For my creative project for Creative Pinellas, I am working on a collection of poems on motherhood and aging and one of the poems is called “Drumbeat Kicks.” The previous version was titled “Letter to My unborn Son.” Gianna suggested that a phrase in the poem be the title as well as rearranging the opening stanzas. I took her suggestions and now the poem pulls the reader in faster and more in that shirt-grabbing kind of way.

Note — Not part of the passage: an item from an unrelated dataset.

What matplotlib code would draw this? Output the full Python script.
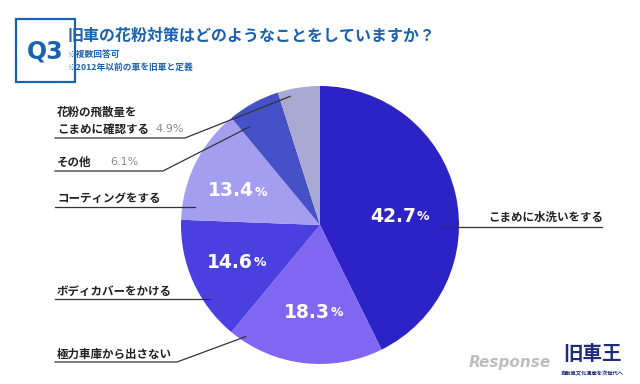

I am always amazed by how a switch of a stanza, word change, or even a punctuation mark can transform an entire poem.

 

I’ll end by sharing the first few stanzas of the most recent version of “Drumbeat Kicks”:

 

Drumbeat Kicks

 

Because you make music

in my womb

with your drumbeat kicks,

and before I could feel them

I watched on the screen as you did flips

and twists like a swimmer-gymnast

 

(and because once, during our many swims,

when the sunlight revealed the water’s secrets,

I saw that a school of fish was swimming

beneath you),

 

I already know you will soar headfirst

into this beautiful and bizarre world,

boy who wears the bird

in his hair like a crown,

butterfly thoughts

springing from his head.

….

 

And, in case you’re curious, here are the opening stanzas from the previous draft:

 

Letter to My Unborn Son

 

I already know you will be the baby

soaring headfirst into this beautiful

and bizarre world,

boy who wears the bird

in his hair like a crown,

butterfly thoughts

springing from his head.

Because you make music

in my womb

with your drumbeat kicks,

and before I could feel them

I watched on the screen as you did flips

and twists like a swimmer-gymnast.

(And because once, during our many swims,

when the sunlight revealed the water’s secrets,

I saw that a school of fish was swimming

beneath you.)

 

 

 

Thank you for reading, and thank you to all the all the people who offer suggestions to make our babies stronger.